We got really good at swimming upstream, but ultimately we decided to disband our team decided to disband. That was kind of a tough pill to swallow, felt like a failure, but what we did with that, and in sort of our estate planning, if you will, was to try and take the things that we had, proof of concept, the things that we had validated chaos, testing standards, uh, work, and sort of general quality consulting and get those baked into the processes of the company in ways that would outlive us. I mean, the interesting thing about that is that had we not gone through the exercise of working with these teams so closely, had we simply tried to rush straight to that point? I don't know that we would've the influence, the relationships, the friendships, the political capital, whatever you want to call it, to actually get that done.

00:20:55

And this kind of leads me to the last point.

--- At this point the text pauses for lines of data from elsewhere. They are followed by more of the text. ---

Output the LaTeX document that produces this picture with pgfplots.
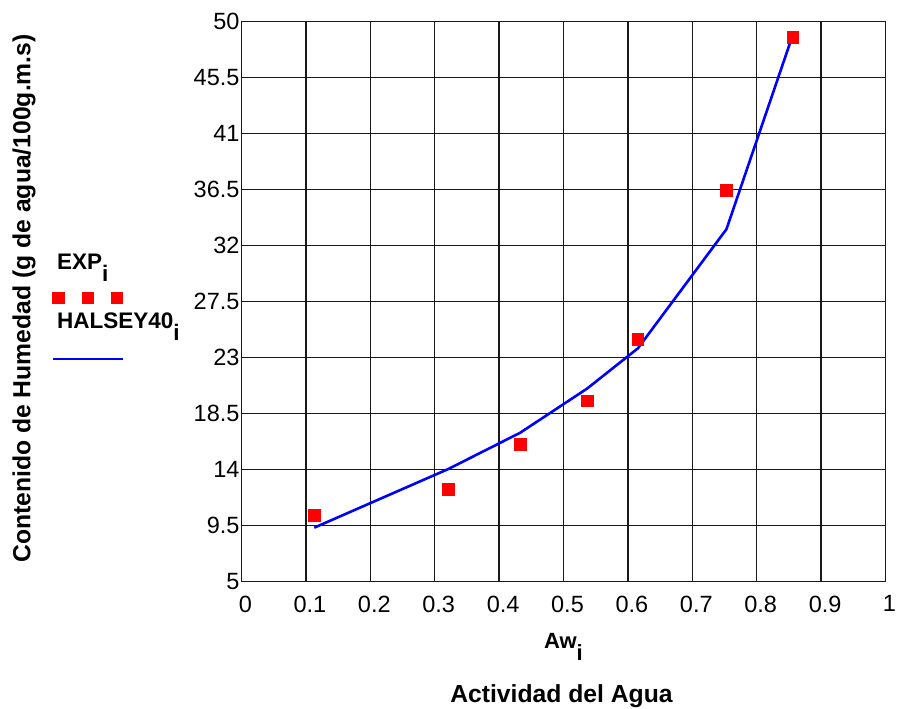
\documentclass[border=0pt]{standalone}
\usepackage{fontspec}
\setmainfont{Liberation Sans}
\usepackage{pgfplots}
\pgfplotsset{compat=1.18}
\newcommand{\sub}[1]{\raisebox{-0.52em}{#1}}
\begin{document}
\begin{tikzpicture}[x=1pt,y=1pt]
\path[use as bounding box] (0,0) rectangle (900,709);
\begin{axis}[
  at={(241.5pt,127.7pt)}, anchor=south west,
  scale only axis, width=644pt, height=560pt,
  xmin=0, xmax=1, ymin=5, ymax=50,
  xtick={0,0.1,0.2,0.3,0.4,0.5,0.6,0.7,0.8,0.9,1},
  ytick={5,9.5,14,18.5,23,27.5,32,36.5,41,45.5,50},
  grid=major, major grid style={black!90, line width=1.3pt},
  axis line style={black!90, line width=1.5pt},
  major tick length=0pt,
  tick label style={font=\fontsize{23.5}{28}\selectfont},
  /pgf/number format/assume math mode=true,
  xticklabel style={yshift=-11pt, xshift=4pt},
  yticklabel style={xshift=1.5pt},
  xlabel={Aw\sub{i}},
  xlabel style={at={(axis description cs:0.5,0)}, anchor=base, yshift=-67.5pt, font=\bfseries\fontsize{22}{26}\selectfont},
  ylabel={Contenido de Humedad (g de agua/100g.m.s)},
  ylabel style={at={(axis description cs:-0.3378,0.505)}, anchor=center, rotate=0, font=\bfseries\fontsize{24.7}{29}\selectfont},
  legend style={at={(axis description cs:-0.2896,0.588)}, anchor=north west, draw=none, fill=none, inner sep=0pt, row sep=38pt,
    font=\bfseries\fontsize{22.5}{27}\selectfont},
  legend cell align=left,
  clip=false,
]
\addplot[only marks, mark=square*, mark size=5.8pt, color=red, mark options={draw=none, fill=red},
  legend image code/.code={\path[overlay] plot coordinates {(3pt,-35pt) (32.5pt,-35pt) (61.5pt,-35pt)};}]
  coordinates {(0.113,10.33) (0.321,12.42) (0.4325,16.03) (0.5365,19.50) (0.6155,24.45) (0.753,36.42) (0.856,48.74)};
\addlegendentry{EXP\sub{i}}
\addplot[blue, line width=2.6pt,
  legend image code/.code={\draw[overlay] (-2pt,-37pt) -- (68pt,-37pt);}]
  coordinates {(0.113,9.31) (0.321,14.02) (0.4325,16.93) (0.5365,20.48) (0.6155,23.72) (0.753,33.29) (0.856,48.9)};
\addlegendentry{HALSEY40\sub{i}}
\node[anchor=base, font=\bfseries\fontsize{24.7}{29}\selectfont] at (axis description cs:0.5,0) [yshift=-121.5pt, xshift=-2pt] {Actividad del Agua};
\end{axis}
\end{tikzpicture}
\end{document}
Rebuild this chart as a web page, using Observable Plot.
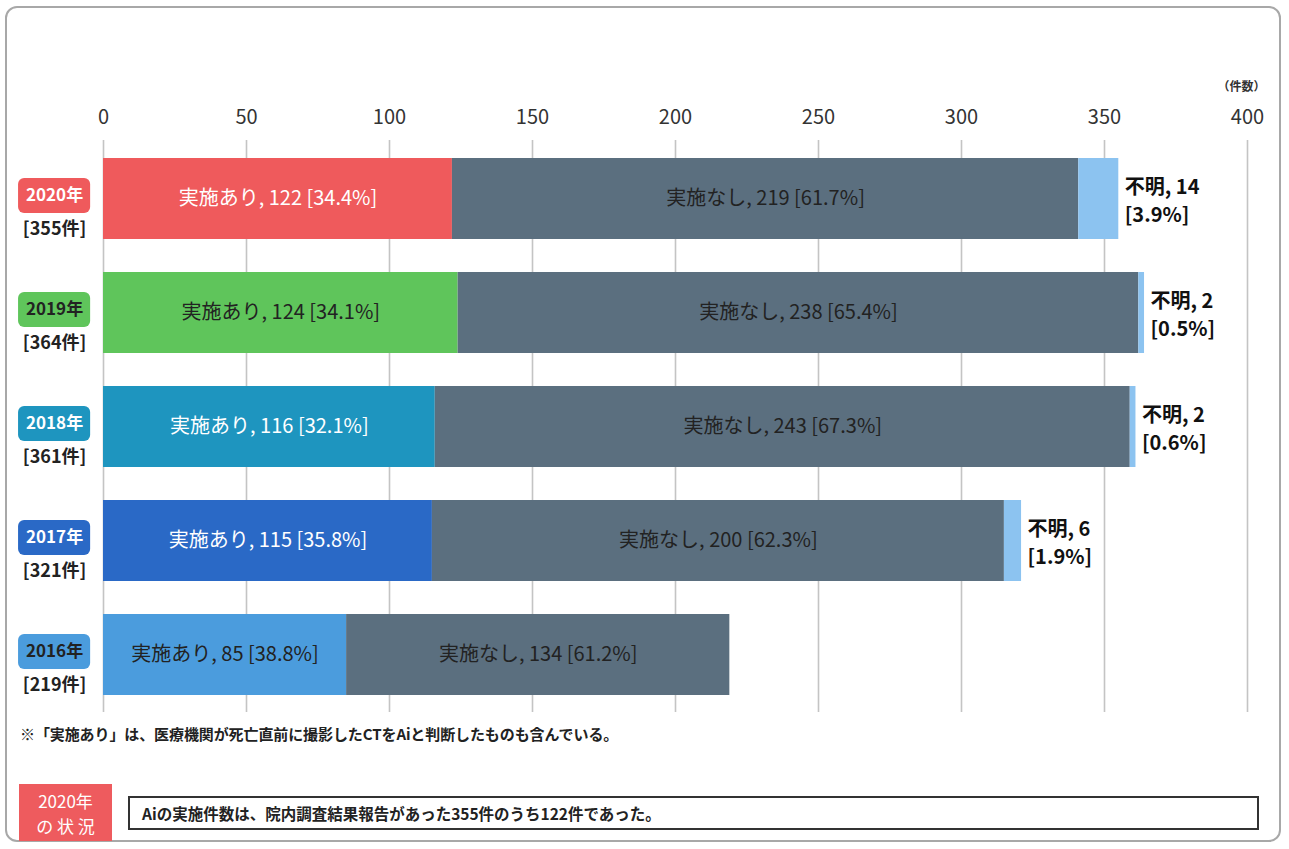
<!DOCTYPE html>
<html>
<head>
<meta charset="utf-8">
<script src="https://cdn.jsdelivr.net/npm/d3@7"></script>
<script src="https://cdn.jsdelivr.net/npm/@observablehq/plot@0.6"></script>
<style>
  html, body { margin: 0; padding: 0; background: #fff; }
  #wrap { position: relative; width: 1289px; height: 849px; overflow: hidden; font-family: "Noto Sans CJK JP", "Noto Sans", sans-serif; }
  #frame { position: absolute; left: 5px; top: 6px; width: 1276px; height: 836px; border: 2px solid #a8a8a8; border-radius: 12px; box-sizing: border-box; }
  #chart { position: absolute; left: 0; top: 0; }
  #note { position: absolute; left: 20px; top: 723px; font-size: 15px; font-weight: bold; color: #222; letter-spacing: -0.1px; }
  #badge { position: absolute; left: 19px; top: 784px; width: 93px; height: 57px; background: #ee5b5e; color: #fff; font-size: 17px; line-height: 25px; text-align: center; display: flex; flex-direction: column; justify-content: center; }
  #summary { position: absolute; left: 128px; top: 796px; width: 1131px; height: 34px; border: 2px solid #333; box-sizing: border-box; font-size: 15.5px; font-weight: bold; color: #222; padding-left: 12px; line-height: 30px; }
</style>
</head>
<body>
<div id="wrap">
  <div id="frame"></div>
  <div id="chart"></div>
  <div id="note">※「実施あり」は、医療機関が死亡直前に撮影したCTをAiと判断したものも含んでいる。</div>
  <div id="badge"><div>2020年</div><div>の 状 況</div></div>
  <div id="summary">Aiの実施件数は、院内調査結果報告があった355件のうち122件であった。</div>
</div>
<script>
// ---- data ----
const years = ["2020年", "2019年", "2018年", "2017年", "2016年"];
const totals = [355, 364, 361, 321, 219];
const ariValues = [122, 124, 116, 115, 85];
const ariPct = ["34.4%", "34.1%", "32.1%", "35.8%", "38.8%"];
const nashiValues = [219, 238, 243, 200, 134];
const nashiPct = ["61.7%", "65.4%", "67.3%", "62.3%", "61.2%"];
const fumeiValues = [14, 2, 2, 6, 0];
const fumeiPct = ["3.9%", "0.5%", "0.6%", "1.9%", "0.0%"];
const xTicks = [0, 50, 100, 150, 200, 250, 300, 350, 400];

// ---- styles ----
const yearColors = ["#ef5a5c", "#5fc55b", "#1e95bf", "#2a69c6", "#4b9cdd"];
const yearTextColors = ["#ffffff", "#222222", "#ffffff", "#ffffff", "#222222"];
const nashiColor = "#5b6f7f";
const fumeiColor = "#8cc3f0";

const rows = [];
years.forEach((yr, i) => {
  rows.push({year: yr, cat: "実施あり", order: 0, value: ariValues[i], color: yearColors[i], tcolor: yearTextColors[i],
             label: `実施あり, ${ariValues[i]} [${ariPct[i]}]`});
  rows.push({year: yr, cat: "実施なし", order: 1, value: nashiValues[i], color: nashiColor, tcolor: "#222222",
             label: `実施なし, ${nashiValues[i]} [${nashiPct[i]}]`});
  if (fumeiValues[i] > 0)
    rows.push({year: yr, cat: "不明", order: 2, value: fumeiValues[i], color: fumeiColor, tcolor: "#111111",
               label: `不明, ${fumeiValues[i]}\n[${fumeiPct[i]}]`});
});
const yearRows = years.map((yr, i) => ({year: yr, total: totals[i], color: yearColors[i], tcolor: yearTextColors[i]}));

const chart = Plot.plot({
  width: 1289,
  height: 715,
  marginTop: 140,
  marginBottom: 3,
  marginLeft: 103,
  marginRight: 42,
  style: {fontFamily: "'Noto Sans CJK JP', 'Noto Sans', sans-serif", background: "transparent"},
  x: {domain: [0, 400], ticks: xTicks, label: null},
  y: {domain: years, type: "band", paddingInner: 0.2926, paddingOuter: 0.144, axis: null},
  color: {type: "identity"},
  marks: [
    Plot.gridX(xTicks, {stroke: "#c4c4c4", strokeOpacity: 1, strokeWidth: 1.6}),
    Plot.axisX(xTicks, {anchor: "top", tickSize: 0, tickPadding: 17, fontSize: 20, fill: "#333", label: null}),
    Plot.text([400], {x: d => d, frameAnchor: "top", dy: -58, dx: -6, text: () => "（件数）", fontSize: 12, fontWeight: "bold", fill: "#333"}),
    Plot.barX(rows, Plot.stackX({x: "value", y: "year", fill: "color", order: "order"})),
    Plot.text(rows, Plot.stackX({x: "value", y: "year", order: "order",
      text: d => d.cat === "不明" ? null : d.label, fill: "tcolor", fontSize: 20})),
    Plot.text(rows, Plot.stackX2({x: "value", y: "year", order: "order",
      text: d => d.cat === "不明" ? d.label : null, fill: "tcolor", fontSize: 20, fontWeight: "bold",
      textAnchor: "start", dx: 6, lineHeight: 1.4})),
    Plot.rect(yearRows, {x1: () => -29.7, x2: () => -4.5, y: "year", fill: "color", rx: 6, insetTop: 20, insetBottom: 26}),
    Plot.text(yearRows, {x: () => -17.1, y: "year", dy: -3, text: "year", fill: "tcolor", fontSize: 17, fontWeight: "bold"}),
    Plot.text(yearRows, {x: () => -17.1, y: "year", dy: 30, text: d => `[${d.total}件]`, fill: "#222", fontSize: 18, fontWeight: "bold"})
  ]
});
document.getElementById("chart").appendChild(chart);
</script>
</body>
</html>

So th this is the last slide, uh, and I'll leave you with a few thoughts here. If you'll allow me a moment of self referential indulgence, I gave another conference talk where I started that the dev ops values are empathy, collaboration and automation. And I know that automation is a thing we value, not a value in and of itself, but I can confidently assert having gone through this experience, that those values are still the right values. Especially if you are looking to go through your own dev ops transformation, you know, we could've kicked in doors and, uh, and brandished our badges and, uh, demanded cooperation from these teams. But I'm more convinced than ever that had we done that the result would have been short-term begrudging compliance and a legacy of resentment.

00:21:49

The advice that I give to new managers is this. I tell them that, uh, I always come to work with the assumption that nobody has to do their job. And I think that's true in any kind of big transformation, uh, maybe more so than even just our day-to-day jobs, which is that, uh, you know, I work with people that probably would tell me this is a generational thing, but I would contest that people of any generation and all backgrounds, we'll be more successful. We'll be more productive if they are aligned, uh, in terms of their desire, if they understand the goal that we're trying to achieve and not just acting out of a sense of duty. So ultimately the question of making a dev ops transformation has almost nothing to do with the specifics of dev ops and almost everything to do with change management itself within an organization. So when it comes to your own transformation, I can't tell you exactly how to do it. Your companies, the internal cultures and political structures will all look different and require different solutions and different strategies. Hell, I can't even tell you that I completely successfully enacted a dev ops transformation at the company I worked for.

00:23:00

But what I can tell you is this, I can tell you with confidence that to have any measure of success, you will need to embrace those values of empathy and collaboration, and you'll need to make some friends, the kinds of friends that will still be friends, even after you tell them hard truth, truth. Like your baby is ugly. So thanks for listening. That's our talk. And, uh, we'll be around for questions.